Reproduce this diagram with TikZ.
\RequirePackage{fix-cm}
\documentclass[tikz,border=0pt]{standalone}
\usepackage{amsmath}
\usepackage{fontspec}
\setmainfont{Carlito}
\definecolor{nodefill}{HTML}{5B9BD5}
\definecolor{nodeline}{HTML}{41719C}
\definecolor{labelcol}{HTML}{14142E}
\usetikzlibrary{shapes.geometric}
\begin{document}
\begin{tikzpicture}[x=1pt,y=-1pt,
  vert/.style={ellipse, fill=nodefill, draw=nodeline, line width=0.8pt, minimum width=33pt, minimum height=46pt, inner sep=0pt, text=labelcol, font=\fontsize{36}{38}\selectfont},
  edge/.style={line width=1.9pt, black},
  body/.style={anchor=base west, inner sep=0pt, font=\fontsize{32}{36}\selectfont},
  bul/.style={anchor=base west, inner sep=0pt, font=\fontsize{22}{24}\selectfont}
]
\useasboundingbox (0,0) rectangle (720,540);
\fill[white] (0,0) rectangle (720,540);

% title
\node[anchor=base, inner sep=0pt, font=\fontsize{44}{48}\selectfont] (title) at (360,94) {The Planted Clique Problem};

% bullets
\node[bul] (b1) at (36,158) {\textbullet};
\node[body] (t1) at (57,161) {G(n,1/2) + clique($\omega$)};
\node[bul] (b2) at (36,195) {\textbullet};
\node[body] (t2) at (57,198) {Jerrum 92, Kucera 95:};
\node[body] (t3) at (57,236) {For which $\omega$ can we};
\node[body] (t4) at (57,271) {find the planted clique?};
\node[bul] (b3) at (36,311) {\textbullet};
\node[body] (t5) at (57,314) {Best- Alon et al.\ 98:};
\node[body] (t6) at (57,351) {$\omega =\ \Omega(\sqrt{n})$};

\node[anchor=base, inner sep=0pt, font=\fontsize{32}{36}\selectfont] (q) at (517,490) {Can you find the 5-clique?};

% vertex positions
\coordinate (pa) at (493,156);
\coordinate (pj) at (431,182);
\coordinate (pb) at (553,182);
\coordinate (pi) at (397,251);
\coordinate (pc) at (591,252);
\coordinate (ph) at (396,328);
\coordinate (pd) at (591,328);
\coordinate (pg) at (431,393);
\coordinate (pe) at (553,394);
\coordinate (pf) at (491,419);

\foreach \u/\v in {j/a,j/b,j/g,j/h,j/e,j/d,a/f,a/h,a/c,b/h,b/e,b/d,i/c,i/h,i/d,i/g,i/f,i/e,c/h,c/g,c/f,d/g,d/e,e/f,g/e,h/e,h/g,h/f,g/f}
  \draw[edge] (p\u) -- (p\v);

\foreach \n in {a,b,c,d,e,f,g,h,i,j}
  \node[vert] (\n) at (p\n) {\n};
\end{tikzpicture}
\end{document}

• Stated goal
Extract the data in full. Keep it word for word.

• Result of the task
Reproduce this diagram with TikZ.
\RequirePackage{fix-cm}
\documentclass[tikz,border=0pt]{standalone}
\usepackage{amsmath}
\usepackage{fontspec}
\setmainfont{Carlito}
\definecolor{nodefill}{HTML}{5B9BD5}
\definecolor{nodeline}{HTML}{41719C}
\definecolor{labelcol}{HTML}{14142E}
\usetikzlibrary{shapes.geometric}
\begin{document}
\begin{tikzpicture}[x=1pt,y=-1pt,
  vert/.style={ellipse, fill=nodefill, draw=nodeline, line width=0.8pt, minimum width=33pt, minimum height=46pt, inner sep=0pt, text=labelcol, font=\fontsize{36}{38}\selectfont},
  edge/.style={line width=1.9pt, black},
  body/.style={anchor=base west, inner sep=0pt, font=\fontsize{32}{36}\selectfont},
  bul/.style={anchor=base west, inner sep=0pt, font=\fontsize{22}{24}\selectfont}
]
\useasboundingbox (0,0) rectangle (720,540);
\fill[white] (0,0) rectangle (720,540);

% title
\node[anchor=base, inner sep=0pt, font=\fontsize{44}{48}\selectfont] (title) at (360,94) {The Planted Clique Problem};

% bullets
\node[bul] (b1) at (36,158) {\textbullet};
\node[body] (t1) at (57,161) {G(n,1/2) + clique($\omega$)};
\node[bul] (b2) at (36,195) {\textbullet};
\node[body] (t2) at (57,198) {Jerrum 92, Kucera 95:};
\node[body] (t3) at (57,236) {For which $\omega$ can we};
\node[body] (t4) at (57,271) {find the planted clique?};
\node[bul] (b3) at (36,311) {\textbullet};
\node[body] (t5) at (57,314) {Best- Alon et al.\ 98:};
\node[body] (t6) at (57,351) {$\omega =\ \Omega(\sqrt{n})$};

\node[anchor=base, inner sep=0pt, font=\fontsize{32}{36}\selectfont] (q) at (517,490) {Can you find the 5-clique?};

% vertex positions
\coordinate (pa) at (493,156);
\coordinate (pj) at (431,182);
\coordinate (pb) at (553,182);
\coordinate (pi) at (397,251);
\coordinate (pc) at (591,252);
\coordinate (ph) at (396,328);
\coordinate (pd) at (591,328);
\coordinate (pg) at (431,393);
\coordinate (pe) at (553,394);
\coordinate (pf) at (491,419);

\foreach \u/\v in {j/a,j/b,j/g,j/h,j/e,j/d,a/f,a/h,a/c,b/h,b/e,b/d,i/c,i/h,i/d,i/g,i/f,i/e,c/h,c/g,c/f,d/g,d/e,e/f,g/e,h/e,h/g,h/f,g/f}
  \draw[edge] (p\u) -- (p\v);

\foreach \n in {a,b,c,d,e,f,g,h,i,j}
  \node[vert] (\n) at (p\n) {\n};
\end{tikzpicture}
\end{document}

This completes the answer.